Just when you think you couldn’t be any more impressed, then comes the last four songs on the album, beginning with the dark treatise on death, “The Robin’s Jar.” Worden reflects on her first lessons in the loss of life with both a robin and the seeming death of a close friend. The song is incredibly powerful in its simplicity. “Magic Rabbit” is its chilling equal, touching on her mother’s death. “The Good & the Bad Guy” has that Antony / Simone flavor, slow and deliberate, yet richly textured and arranged for maximum effect. The album ends with “Workhorse,” a treatise on transitory youth with the allegory of a horse past its prime. I find the song ironic considering that Worden proves herself anything but an aging workhorse on this stellar debut. Instead, she shows us an artist in her absolute prime.
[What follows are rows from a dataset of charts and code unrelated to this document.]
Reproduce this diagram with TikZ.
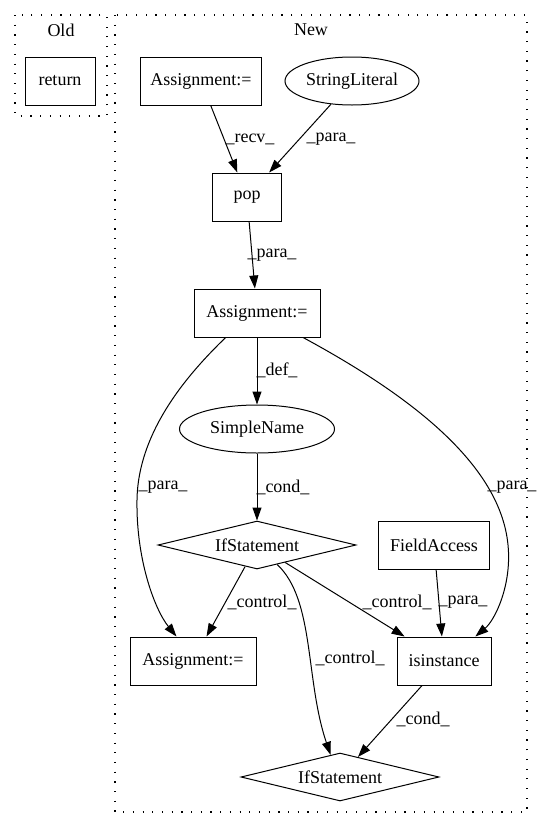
\documentclass[tikz,border=0pt]{standalone}
\usepackage{fontspec}
\setmainfont{Liberation Serif}
\usetikzlibrary{arrows.meta,shapes.geometric}
\begin{document}
\begin{tikzpicture}[x=1pt,y=-1pt,
  every node/.style={font=\fontsize{18}{21}\selectfont, inner sep=0pt},
  box/.style={draw, line width=1pt, rectangle, minimum height=48pt},
  ell/.style={draw, line width=1pt, ellipse, minimum height=48pt},
  dia/.style={draw, line width=1pt, diamond, aspect=4, minimum height=48pt, minimum width=198pt},
  cluster/.style={draw, line width=1.2pt, dash pattern=on 1.2pt off 8.5pt},
  edge/.style={draw, line width=1pt, -{Triangle[length=13pt,width=9pt]}}
]
\fill[white] (0,0) rectangle (543,828);
\useasboundingbox (0,0) rectangle (543,828);

% clusters
\draw[cluster] (15,15) rectangle (107,116);
\draw[cluster] (115,15) rectangle (527,812);
\node (oldt) at (61,30) {Old};
\node (newt) at (311,30) {New};

% nodes
\node[box, minimum width=70pt] (ret) at (60,81) {return};
\node[box, minimum width=121pt] (asg1) at (201,81) {Assignment:=};
\node[ell, minimum width=134pt] (str) at (352,81) {StringLiteral};
\node[box, minimum width=69pt] (pop) at (247,197) {pop};
\node[box, minimum width=126pt] (asg2) at (257,313) {Assignment:=};
\node[ell, minimum width=155pt] (sn) at (257,429) {SimpleName};
\node[dia] (if1) at (257,545) {IfStatement};
\node[box, minimum width=111pt] (fa) at (434,545) {FieldAccess};
\node[box, minimum width=126pt] (asg3) at (193,661) {Assignment:=};
\node[box, minimum width=94pt] (isin) at (444,661) {isinstance};
\node[dia] (if2) at (340,777) {IfStatement};

% edges
\draw[edge] (asg1) -- (pop);
\draw[edge] (str) -- (pop);
\draw[edge] (pop) -- (asg2);
\draw[edge] (asg2) -- (sn);
\draw[edge] (sn) -- (if1);
\draw[edge] (asg2.218) .. controls (190,372) and (138,430) .. (137,500)
  .. controls (136,560) and (155,610) .. (asg3.124);
\draw[edge] (asg2.332) .. controls (400,390) and (500,460) .. (508,545)
  .. controls (512,585) and (495,620) .. (isin.38);
\draw[edge] (if1) -- (asg3);
\draw[edge] (if1) -- (isin);
\draw[edge] (if1.316) .. controls (315,600) and (305,680) .. (if2.113);
\draw[edge] (fa) -- (isin);
\draw[edge] (isin) -- (if2);

% labels
\node (l1) at (250,139) {\_recv\_};
\node (l2) at (331,139) {\_para\_};
\node (l3) at (272,255) {\_para\_};
\node (l4) at (277,370) {\_def\_};
\node (l5) at (163,487) {\_para\_};
\node (l6) at (283,487) {\_cond\_};
\node (l7) at (512,487) {\_para\_};
\node (l8) at (262,602) {\_control\_};
\node (l9) at (397,602) {\_control\_};
\node (l10) at (463,602) {\_para\_};
\node (l11) at (350,658) {\_control\_};
\node (l12) at (423,719) {\_cond\_};
\end{tikzpicture}
\end{document}
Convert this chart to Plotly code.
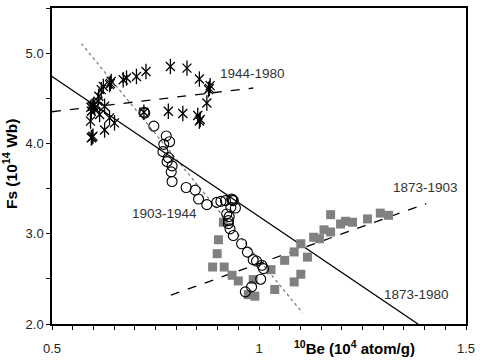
import plotly.graph_objects as go

# ---- data ----
ast_x = [0.727, 0.704, 0.680, 0.672, 0.643, 0.639, 0.624, 0.619, 0.613, 0.611,
         0.597, 0.603, 0.595, 0.627, 0.615, 0.639, 0.651, 0.593, 0.627, 0.599,
         0.595, 0.786, 0.826, 0.856, 0.882, 0.878, 0.874, 0.781, 0.816, 0.852,
         0.856, 0.722, 0.600, 0.594, 0.597, 0.858, 0.880, 0.641]
ast_y = [4.797, 4.742, 4.724, 4.706, 4.687, 4.651, 4.632, 4.596, 4.522, 4.467,
         4.412, 4.393, 4.357, 4.412, 4.320, 4.283, 4.228, 4.247, 4.148, 4.081,
         4.063, 4.852, 4.834, 4.713, 4.640, 4.596, 4.448, 4.357, 4.332, 4.309,
         4.247, 4.346, 4.420, 4.400, 4.070, 4.265, 4.610, 4.665]

circ_x = [0.722, 0.724, 0.746, 0.776, 0.784, 0.770, 0.768, 0.781, 0.778, 0.790,
          0.788, 0.790, 0.824, 0.846, 0.854, 0.874, 0.898, 0.908, 0.919, 0.934,
          0.938, 0.936, 0.943, 0.932, 0.922, 0.928, 0.926, 0.926, 0.930, 0.938,
          0.958, 0.972, 0.986, 0.994, 1.007, 1.011, 1.004, 0.982, 0.967]
circ_y = [4.346, 4.336, 4.192, 4.083, 4.019, 3.990, 3.909, 3.843, 3.798, 3.751,
          3.685, 3.578, 3.512, 3.483, 3.384, 3.322, 3.347, 3.358, 3.366, 3.384,
          3.366, 3.375, 3.285, 3.292, 3.219, 3.189, 3.145, 3.112, 3.054, 2.980,
          2.889, 2.796, 2.713, 2.697, 2.650, 2.613, 2.496, 2.411, 2.356]

sq_x = [0.914, 0.902, 0.899, 0.888, 0.916, 0.935, 0.950, 0.986, 0.974, 0.990,
        1.029, 1.038, 1.085, 1.101, 1.062, 1.085, 1.101, 1.117, 1.132, 1.146,
        1.157, 1.173, 1.173, 1.197, 1.209, 1.226, 1.262, 1.293, 1.313]
sq_y = [3.127, 2.933, 2.779, 2.631, 2.631, 2.540, 2.477, 2.492, 2.325, 2.308,
        2.602, 2.382, 2.466, 2.551, 2.705, 2.798, 2.889, 2.741, 2.961, 2.944,
        3.043, 3.019, 3.211, 3.107, 3.138, 3.127, 3.164, 3.228, 3.204]

fit_all_x = [0.5, 1.384]          # 1873-1980 regression (solid)
fit_all_y = [4.742, 2.0]
fit_1944_x = [0.5, 0.986]         # 1944-1980 regression (dashed)
fit_1944_y = [4.351, 4.614]
fit_1873_x = [0.787, 1.404]       # 1873-1903 regression (dashed)
fit_1873_y = [2.319, 3.333]
fit_1903_x = [0.571, 1.105]       # 1903-1944 regression (dotted)
fit_1903_y = [5.106, 2.124]

x_tickvals = [0.5, 1.0, 1.5]
x_ticktext = ["0.5", "1", "1.5"]
y_tickvals = [2.0, 3.0, 4.0, 5.0]
y_ticktext = ["2.0", "3.0", "4.0", "5.0"]

labels = ["1944-1980", "1903-1944", "1873-1903", "1873-1980"]
label_x = [0.902, 0.688, 1.318, 1.297]
label_y = [4.772, 3.222, 3.509, 2.330]

FONT = "Liberation Sans, Arial, sans-serif"

fig = go.Figure()

# regression lines
fig.add_trace(go.Scatter(x=fit_1903_x, y=fit_1903_y, mode="lines",
                         line=dict(color="#777777", width=1.2, dash="dot"),
                         showlegend=False, hoverinfo="skip"))
fig.add_trace(go.Scatter(x=fit_all_x, y=fit_all_y, mode="lines",
                         line=dict(color="black", width=1.3),
                         showlegend=False, hoverinfo="skip"))
fig.add_trace(go.Scatter(x=fit_1944_x, y=fit_1944_y, mode="lines",
                         line=dict(color="black", width=1.3, dash="dash"),
                         showlegend=False, hoverinfo="skip"))
fig.add_trace(go.Scatter(x=fit_1873_x, y=fit_1873_y, mode="lines",
                         line=dict(color="black", width=1.3, dash="dash"),
                         showlegend=False, hoverinfo="skip"))

# 1873-1903 squares
fig.add_trace(go.Scatter(x=sq_x, y=sq_y, mode="markers",
                         marker=dict(symbol="square", size=9, color="#808080",
                                     line=dict(width=0)),
                         showlegend=False))
# 1903-1944 circles
fig.add_trace(go.Scatter(x=circ_x, y=circ_y, mode="markers",
                         marker=dict(symbol="circle-open", size=10, color="black",
                                     line=dict(width=1.1, color="black")),
                         showlegend=False))
# 1944-1980 asterisks (X + vertical stroke)
fig.add_trace(go.Scatter(x=ast_x, y=ast_y, mode="markers",
                         marker=dict(symbol="x-thin-open", size=9, color="black",
                                     line=dict(width=1.3, color="black")),
                         showlegend=False))
fig.add_trace(go.Scatter(x=ast_x, y=ast_y, mode="markers",
                         marker=dict(symbol="line-ns-open", size=11, color="black",
                                     line=dict(width=1.3, color="black")),
                         showlegend=False))

for t, lx, ly in zip(labels, label_x, label_y):
    fig.add_annotation(x=lx, y=ly, xref="x", yref="y", text=t, showarrow=False,
                       xanchor="left", yanchor="middle",
                       font=dict(family=FONT, size=13.5, color="#333333"))

# axis titles
fig.add_annotation(x=0.73, y=-0.075, xref="paper", yref="paper",
                   text="<b><sup>10</sup>Be (10<sup>4</sup> atom/g)</b>",
                   showarrow=False, xanchor="center", yanchor="middle",
                   font=dict(family=FONT, size=15, color="black"))
fig.add_annotation(x=-0.1, y=0.505, xref="paper", yref="paper",
                   text="<b>Fs (10<sup>14</sup> Wb)</b>", textangle=-90,
                   showarrow=False, xanchor="center", yanchor="middle",
                   font=dict(family=FONT, size=15.5, color="black"))

fig.update_xaxes(range=[0.5, 1.5], tickmode="array", tickvals=x_tickvals,
                 ticktext=x_ticktext, ticks="outside", ticklen=4, tickwidth=1.2,
                 tickcolor="black", showgrid=False, zeroline=False,
                 showline=True, linecolor="black", linewidth=1.5, mirror=True,
                 ticklabelstandoff=8,
                 minor=dict(dtick=0.05, tick0=0.5, ticks="outside", ticklen=4,
                            tickwidth=1.2, tickcolor="black", showgrid=False),
                 tickfont=dict(family=FONT, size=13, color="#222222"))
fig.update_yaxes(range=[2.0, 5.5], tickmode="array", tickvals=y_tickvals,
                 ticktext=y_ticktext, ticks="outside", ticklen=4, tickwidth=1.2,
                 tickcolor="black", showgrid=False, zeroline=False,
                 showline=True, linecolor="black", linewidth=1.5, mirror=True,
                 minor=dict(dtick=0.5, tick0=2.0, ticks="outside", ticklen=4,
                            tickwidth=1.2, tickcolor="black", showgrid=False),
                 tickfont=dict(family=FONT, size=13, color="#222222"))

fig.update_layout(width=481, height=364,
                  margin=dict(l=52, r=11, t=6, b=40),
                  paper_bgcolor="white", plot_bgcolor="white",
                  showlegend=False)

fig.write_html("out.html")
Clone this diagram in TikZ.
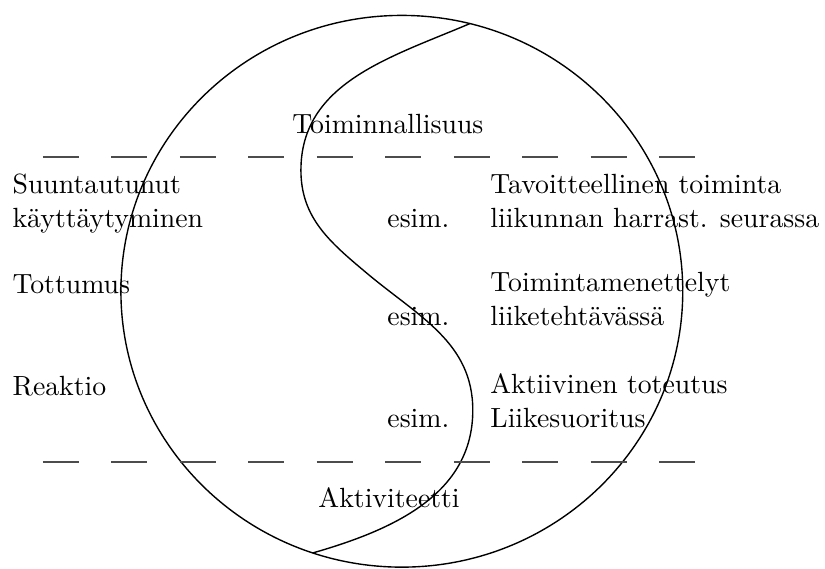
\documentclass[tikz,border=0pt]{standalone}
\usepackage{tikz}
\usetikzlibrary{positioning}
\tikzset{
  lbl/.style={anchor=base west,align=left,inner sep=0pt},
  divline/.style={line width=0.7pt,black!70,dash pattern=on 12.9pt off 11.75pt},
  outline/.style={line width=0.5pt,black}
}

\begin{document}
\begin{tikzpicture}
  \useasboundingbox (0,0) rectangle (10.44,7.19);

  %% Outer circle and the S-shaped divider
  \draw[outline] (5.085,3.504) ellipse (3.555 and 3.491);
  \coordinate (stop) at (5.946,6.891);
  \coordinate (sleft) at (3.808,5.035);
  \coordinate (smid) at (4.643,3.732);
  \coordinate (sright) at (5.983,1.999);
  \coordinate (sbot) at (3.959,0.193);
  \draw[outline] (stop) to[out=203,in=90] (sleft)
    to[out=-90,in=140] (smid)
    to[out=-40,in=90] (sright)
    to[out=-90,in=16] (sbot);

  %% Dashed level lines
  \coordinate (upL) at (0.544,5.199);
  \coordinate (upR) at (8.80,5.199);
  \coordinate (loL) at (0.544,1.341);
  \coordinate (loR) at (8.80,1.341);
  \draw[divline] (upL) -- (upR);
  \draw[divline] (loL) -- (loR);

  %% Pole labels
  \node[lbl] (toim) at (3.694,5.503) {Toiminnallisuus};
  \node[lbl] (akti) at (4.023,0.772) {Aktiviteetti};

  %% Left column (two-line nodes sit on their last line)
  \node[lbl] (suun) at (0.152,4.314) {Suuntautunut\\käyttäytyminen};
  \node[lbl] (tott) at (0.152,3.479) {Tottumus};
  \node[lbl] (reak) at (0.152,2.188) {Reaktio};

  %% Middle column
  \node[lbl] (esimA) at (4.896,4.314) {esim.};
  \node[lbl] (esimB) at (4.896,3.074) {esim.};
  \node[lbl] (esimC) at (4.896,1.784) {esim.};

  %% Right column
  \node[lbl] (tavo) at (6.199,4.314) {Tavoitteellinen toiminta\\liikunnan harrast. seurassa};
  \node[lbl] (mene) at (6.199,3.074) {Toimintamenettelyt\\liiketehtävässä};
  \node[lbl] (tote) at (6.199,1.784) {Aktiivinen toteutus\\Liikesuoritus};
\end{tikzpicture}
\end{document}
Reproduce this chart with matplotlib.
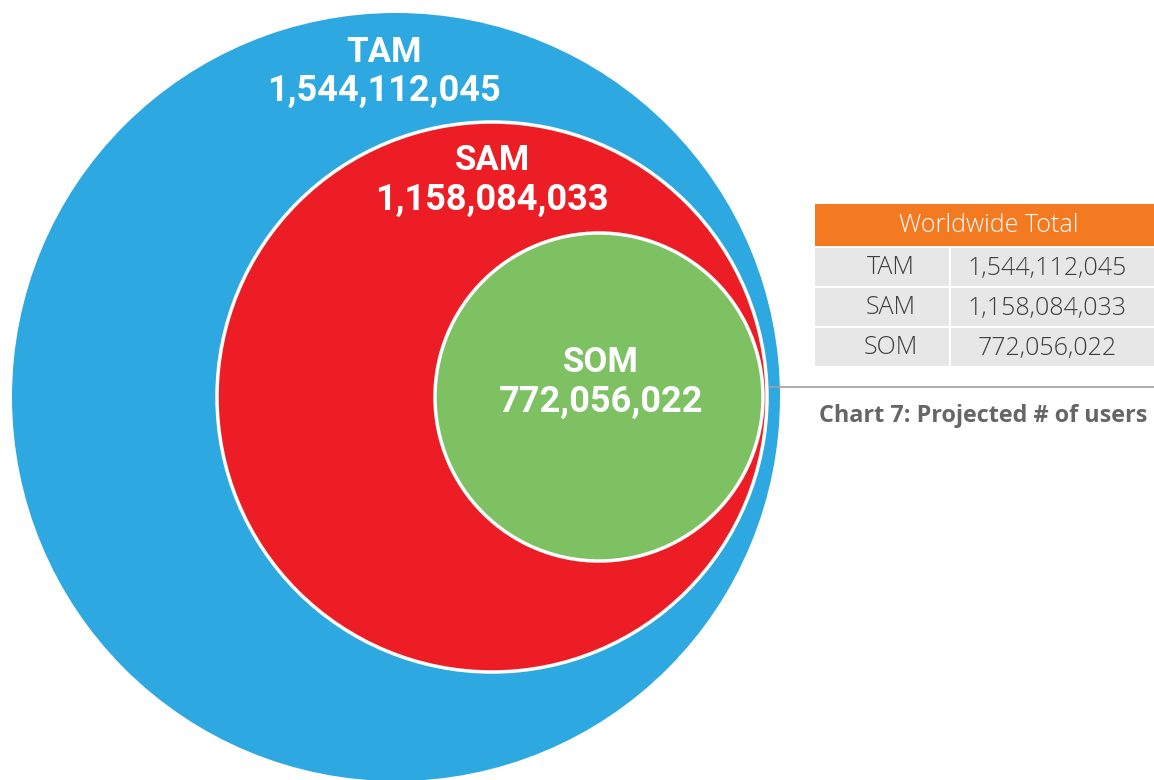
import matplotlib.pyplot as plt
from matplotlib.patches import Circle, Rectangle

# data
segments = ['TAM', 'SAM', 'SOM']
users = [1544112045, 1158084033, 772056022]
table_title = 'Worldwide Total'
caption = 'Chart 7: Projected # of users'

# layout (pixel coords)
circle_colors = ['#2DA8E0', '#EC1D25', '#7DC163']
centers = [(396, 397), (492, 397), (599, 397)]
radii = [384, 275, 164]
label_pos = [(384, 52), (492, 161), (601, 363)]

fig = plt.figure(figsize=(11.54, 7.80), dpi=100)
ax = fig.add_axes([0, 0, 1, 1])
ax.set_xlim(0, 1154)
ax.set_ylim(780, 0)
ax.set_aspect('equal')
ax.axis('off')

for i, name in enumerate(segments):
    edge = 'none' if i == 0 else 'white'
    ax.add_patch(Circle(centers[i], radii[i], facecolor=circle_colors[i],
                        edgecolor=edge, linewidth=2.5, zorder=i + 1))
    x, y = label_pos[i]
    ax.text(x, y, name, color='white', fontsize=25, fontweight='bold',
            family='Roboto', ha='center', va='center', zorder=10)
    ax.text(x, y + 39, f'{users[i]:,}', color='white', fontsize=26,
            fontweight='bold', family='Roboto', ha='center', va='center', zorder=10)

# table on the right
tx0, tx1, tx2 = 815, 951, 1160
ax.add_patch(Rectangle((tx0, 204), tx2 - tx0, 42, facecolor='#F47A22',
                       edgecolor='none'))
ax.text(989, 226, table_title, color='white', fontsize=18, family='Open Sans',
        fontweight='light', ha='center', va='center')
for i, name in enumerate(segments):
    y0 = 248 + i * 40
    ax.add_patch(Rectangle((tx0, y0), tx1 - tx0 - 2, 38, facecolor='#E7E7E7',
                           edgecolor='none'))
    ax.add_patch(Rectangle((tx1, y0), tx2 - tx1, 38, facecolor='#E7E7E7',
                           edgecolor='none'))
    ax.text(891, y0 + 20, name, color='#3E3E3E', fontsize=18, family='Open Sans',
            fontweight='light', ha='center', va='center')
    ax.text(1047, y0 + 20, f'{users[i]:,}', color='#3E3E3E', fontsize=18,
            family='Open Sans', fontweight='light', ha='center', va='center')

ax.plot([770, 1154], [387, 387], color='#A0A0A0', linewidth=1.2)
# slightly smaller than the original so the caption stays inside the canvas
ax.text(819, 416, caption, color='#666666', fontsize=16.8, fontweight='bold',
        family='Open Sans', ha='left', va='center')

fig.savefig('out.png', dpi=100)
I’ve already reviewed over 125 albums so far this year, with many more yet to come, but there’s one thing I can assure you. I’ve never heard quite anything like Bring Me the Workhorse, nor the talent behind this absolute masterpiece, Shara Worden, save for a few artists that she can now proudly call her equals. Sufjan Stevens has found quite a few decent bands for his label’s roster, but none, save maybe for himself, are as impressive as My Brightest Diamond. Now removed from the peppy pyramid that was the Illinoisemakers, and opening for Stevens on his latest tour, I’m actually looking more forward to seeing Ms. Worden perform than I am Sufjan. Considering how big a fan I am of his music, that’s really saying something! With her MBD debut, Bring Me the Workhorse, Shara Worden has created an astonishing collection of music that could remain in constant rotation in my CD player for years to come.